As part of an affordable housing initiative the main


Scenario

As part of an affordable housing initiative, the main contractor agreed with the client to design and build 250 new homes under an amended JCT contract.

The main contractor subcontracted to a specialist subcontractor the design supply and installation of a low cost communal heating and hot water system for the new homes using innovative heat pumps. After the majority of the houses had been built, it became clear that the heating system was inadequate. The main and subcontractor each blames the other for this. After long discussions they have however agreed that the crucial issue to be resolved is whether the deficiency results from the design of the system itself or the water pressure supplying the system from a private bore hole. The bore hole and pumping station supplying the new homes was designed and constructed by another subcontractor, and is therefore (as between the main and subcontractor) the main contractor's responsibility.

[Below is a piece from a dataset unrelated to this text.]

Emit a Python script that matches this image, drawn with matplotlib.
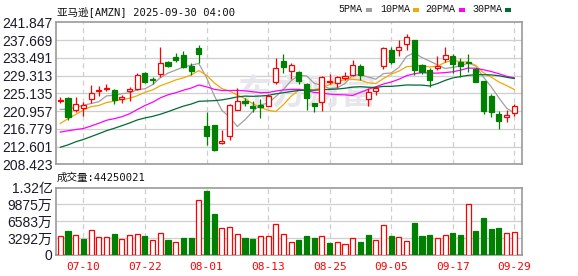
import numpy as np
import pandas as pd
import matplotlib
matplotlib.use("Agg")
import matplotlib.pyplot as plt
from matplotlib.patches import Rectangle

# 交易日 07-07 ~ 09-29
dates = ["07-07", "07-08", "07-09", "07-10", "07-11", "07-14", "07-15", "07-16", "07-17", "07-18",
         "07-21", "07-22", "07-23", "07-24", "07-25", "07-28", "07-29", "07-30", "07-31", "08-01",
         "08-04", "08-05", "08-06", "08-07", "08-08", "08-11", "08-12", "08-13", "08-14", "08-15",
         "08-18", "08-19", "08-20", "08-21", "08-22", "08-25", "08-26", "08-27", "08-28", "08-29",
         "09-02", "09-03", "09-04", "09-05", "09-08", "09-09", "09-10", "09-11", "09-12", "09-15",
         "09-16", "09-17", "09-18", "09-19", "09-22", "09-23", "09-24", "09-25", "09-26", "09-29"]

open_ = [223.35, 224.10, 221.26, 221.72, 223.87, 225.56, 226.10, 226.00, 223.72, 225.56,
         226.17, 230.00, 228.47, 229.62, 232.46, 233.61, 234.22, 231.61, 235.83, 217.51,
         217.58, 213.44, 215.13, 221.26, 223.41, 222.03, 222.34, 222.26, 227.78, 232.69,
         230.46, 230.23, 227.40, 222.80, 223.18, 227.70, 227.55, 228.70, 229.47, 231.54,
         223.87, 225.56, 231.54, 235.37, 235.37, 236.75, 237.75, 231.77, 230.62, 231.00,
         233.22, 233.84, 232.53, 232.40, 230.85, 228.09, 224.41, 220.27, 219.50, 220.42]
high = [224.30, 224.20, 224.33, 223.10, 227.17, 226.78, 227.30, 226.25, 224.64, 226.55,
        229.93, 230.20, 228.93, 236.14, 232.69, 234.60, 235.06, 232.15, 236.60, 220.65,
        217.74, 216.59, 222.64, 226.48, 224.03, 223.33, 223.72, 225.02, 233.45, 234.40,
        232.15, 230.46, 227.55, 222.95, 229.24, 229.62, 229.24, 230.08, 232.92, 232.00,
        226.40, 226.94, 235.98, 236.14, 237.67, 239.05, 237.75, 231.92, 231.15, 233.84,
        236.14, 234.45, 233.53, 234.30, 231.00, 228.09, 224.87, 220.88, 221.26, 222.72]
low = [222.80, 218.90, 220.65, 219.90, 222.95, 224.60, 225.60, 222.50, 222.95, 223.30,
       226.00, 227.55, 227.24, 229.08, 231.38, 232.46, 231.15, 229.47, 232.15, 212.90,
       211.60, 213.14, 214.13, 221.10, 222.18, 220.65, 219.42, 222.03, 227.32, 230.00,
       228.47, 227.40, 221.26, 220.80, 221.03, 227.40, 226.40, 228.16, 229.24, 228.32,
       222.18, 224.64, 230.92, 231.92, 233.84, 235.37, 229.47, 229.62, 226.55, 230.62,
       232.53, 229.85, 229.08, 230.08, 227.70, 220.27, 219.65, 216.67, 218.35, 219.73]
close = [223.55, 219.65, 222.72, 222.40, 225.25, 225.86, 226.35, 223.56, 224.18, 226.17,
         229.47, 227.70, 228.32, 232.38, 231.61, 233.00, 231.38, 230.46, 234.30, 215.05,
         211.84, 213.98, 222.49, 223.26, 222.95, 221.57, 221.80, 224.48, 231.00, 231.38,
         231.77, 228.09, 223.95, 222.26, 228.93, 228.00, 228.93, 229.24, 231.77, 229.47,
         225.48, 226.32, 235.83, 232.53, 235.98, 238.44, 230.62, 230.23, 228.32, 231.54,
         234.22, 231.92, 231.61, 232.15, 227.86, 221.03, 220.65, 218.58, 220.04, 222.18]
# 成交量(股)
volume = np.array([36.8, 46.5, 38.1, 31.0, 49.7, 34.2, 34.2, 40.7, 31.0, 38.1,
                   40.0, 36.8, 28.4, 42.0, 29.0, 24.5, 32.9, 32.9, 106.5, 123.9,
                   79.4, 52.3, 55.5, 40.0, 32.9, 31.0, 36.8, 36.8, 61.3, 40.0,
                   24.5, 29.0, 36.8, 32.9, 36.8, 23.2, 24.5, 20.7, 32.3, 25.2,
                   38.7, 28.4, 59.4, 36.8, 34.2, 26.5, 62.0, 36.8, 38.7, 32.3,
                   38.1, 42.6, 38.7, 100.1, 46.5, 72.3, 51.0, 52.9, 42.6, 44.250021]) * 1e6

# 之前29个交易日收盘价, 用于计算均线
prior_close = [203.10, 200.99, 206.02, 204.72, 205.70, 205.01, 206.65, 205.71, 207.23, 207.91,
               213.57, 216.98, 217.61, 213.20, 213.24, 212.10, 216.10, 214.82, 212.52, 209.69,
               208.47, 212.77, 211.99, 217.12, 223.30, 219.39, 220.46, 219.92, 223.41]

price_ticks = [208.423, 212.601, 216.779, 220.957, 225.135, 229.313, 233.491, 237.669, 241.847]
vol_ticks = [0, 32.92e6, 65.83e6, 98.75e6, 131.67e6]
vol_labels = ["0", "3292万", "6583万", "9875万", "1.32亿"]
tick_dates = ["07-10", "07-22", "08-01", "08-13", "08-25", "09-05", "09-17", "09-29"]

ma_names = ["5PMA", "10PMA", "20PMA", "30PMA"]
ma_days = [5, 10, 20, 30]
ma_colors = ["#a0a0a0", "#f5a800", "#ff00ff", "#006b32"]

RED = "#ff0000"
GREEN = "#008000"
GRID = "#cfcfcf"
FRAME = "#9a9a9a"
MONO = ["DejaVu Sans Mono", "Noto Sans CJK SC"]
SANS = ["Liberation Sans", "Noto Sans CJK SC"]

n = len(close)
x = np.arange(n)
o = np.array(open_); h = np.array(high); l = np.array(low); c = np.array(close)

allc = pd.Series(prior_close + close)
ma = {d: allc.rolling(d).mean().values[-n:] for d in ma_days}

up = c >= o
prev = np.array([prior_close[-1]] + close[:-1])
vol_up = c >= prev

W, H = 578, 276
fig = plt.figure(figsize=(W / 100, H / 100), dpi=100)

def frac(px, py):
    return px / W, 1 - py / H

ax = fig.add_axes([56 / W, 1 - 164.3 / H, 466 / W, 142 / H])
ax2 = fig.add_axes([56 / W, 1 - 255 / H, 466 / W, 67.5 / H])

tick_pos = [dates.index(d) for d in tick_dates]

for a in (ax, ax2):
    a.set_xlim(-0.56, n)
    for s in a.spines.values():
        s.set_color(FRAME)
        s.set_linewidth(1.2)
    a.tick_params(length=0, pad=2.5)
    for p in tick_pos:
        a.axvline(p, color=GRID, lw=0.9, ls=(0, (4, 3)), zorder=0)

# price panel
ax.set_ylim(price_ticks[0], price_ticks[-1])
ax.set_yticks(price_ticks)
ax.set_yticklabels([f"{v:.3f}" for v in price_ticks], fontsize=10, family=SANS, color="#1a1a2a")
for v in price_ticks[1:-1]:
    ax.axhline(v, color=GRID, lw=0.9, zorder=0)
ax.set_xticks([])

ax.text(0.54, 0.5, "东方财富", transform=ax.transAxes, fontsize=25, fontweight="bold",
        color="#e6e6ec", ha="center", va="center", family=["Noto Sans CJK SC"], zorder=0.5)

for d, col in zip(ma_days, ma_colors):
    ax.plot(x, ma[d], color=col, lw=0.9, zorder=2)

edge = np.where(up, RED, GREEN)
face = np.where(up, "white", GREEN)
ax.vlines(x, l, h, colors=edge, lw=0.9, zorder=3)
body_lo = np.minimum(o, c)
body_h = np.maximum(np.abs(c - o), 0.12)
ax.bar(x, body_h, bottom=body_lo, width=0.66, color=face, edgecolor=edge, linewidth=0.9, zorder=4)

# volume panel
ax2.set_ylim(0, vol_ticks[-1])
ax2.set_yticks(vol_ticks)
ax2.set_yticklabels(vol_labels, fontsize=10, family=SANS, color="#1a1a2a")
for v in vol_ticks[1:-1]:
    ax2.axhline(v, color=GRID, lw=0.9, zorder=0)
ax2.set_xticks(tick_pos)
ax2.set_xticklabels(tick_dates, fontsize=8, family=MONO, color=RED)
ax2.tick_params(axis="x", pad=5)
vedge = np.where(vol_up, RED, GREEN)
vface = np.where(vol_up, "white", GREEN)
ax2.bar(x, volume, width=0.66, color=vface, edgecolor=vedge, linewidth=0.9, zorder=3)

# texts
fig.text(*frac(57, 11.5), "亚马逊[AMZN] 2025-09-30 04:00", fontsize=7.6, family=MONO,
         color="#111111", va="center", ha="left")
fig.text(*frac(57, 178), f"成交量:{int(round(volume[-1]))}", fontsize=7.6, family=MONO,
         color="#111111", va="center", ha="left")

leg_x = [338, 380, 425, 472]
sq_x = [366, 413, 459, 505]
for name, col, tx, sx in zip(ma_names, ma_colors, leg_x, sq_x):
    fig.text(*frac(tx, 9.5), name, fontsize=7.2, family=["Liberation Mono"], color="#111111",
             va="center", ha="left")
    fig.patches.append(Rectangle(frac(sx, 11.5), 6 / W, 4 / H, transform=fig.transFigure,
                                 facecolor=col, edgecolor="none"))

fig.savefig("out.png", dpi=100)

The subcontractor has engaged an expert to look into this issue and his advice is that on balance the subcontractor's arguments should succeed but that the answer is not clear-cut.

There are a number of other minor disputes between the main contractor and the subcontractor but this is by far the most significant as the total costs of remedial works and other losses caused by the heating and hot water problems are likely to total at least £1.5 million. The subcontractor has a substantial turnover and is in good shape financially. It has however had substantial sums withheld and is also owed retention. In addition, it carries P.I. cover of only £1M and as it is hoping to float on the stock market soon, a definite answer to the problem is needed within the next three months.

Relations between the management of the main and subcontractor have been poor to date but the subcontractor has just appointed a new managing director from outside the company who is keen to sort things out.

The subcontract is on the main contractor's standard terms. These provide for High Court litigation in the event of a dispute. They also require the subcontractor to meet both sides' costs of any adjudication and to "provide a Bond (to the full value of any adjudicator's award against the Contractor) in an acceptable format to the Contractor, prior to any monies being paid over by the Contractor to the Subcontractor on any adjudicator's award." The subcontractor has notified its PI insurers of the claim. Given the size of the claim they have agreed to let the subcontractor take the lead in trying to agree on an appropriate form of dispute resolution to resolve this dispute quickly.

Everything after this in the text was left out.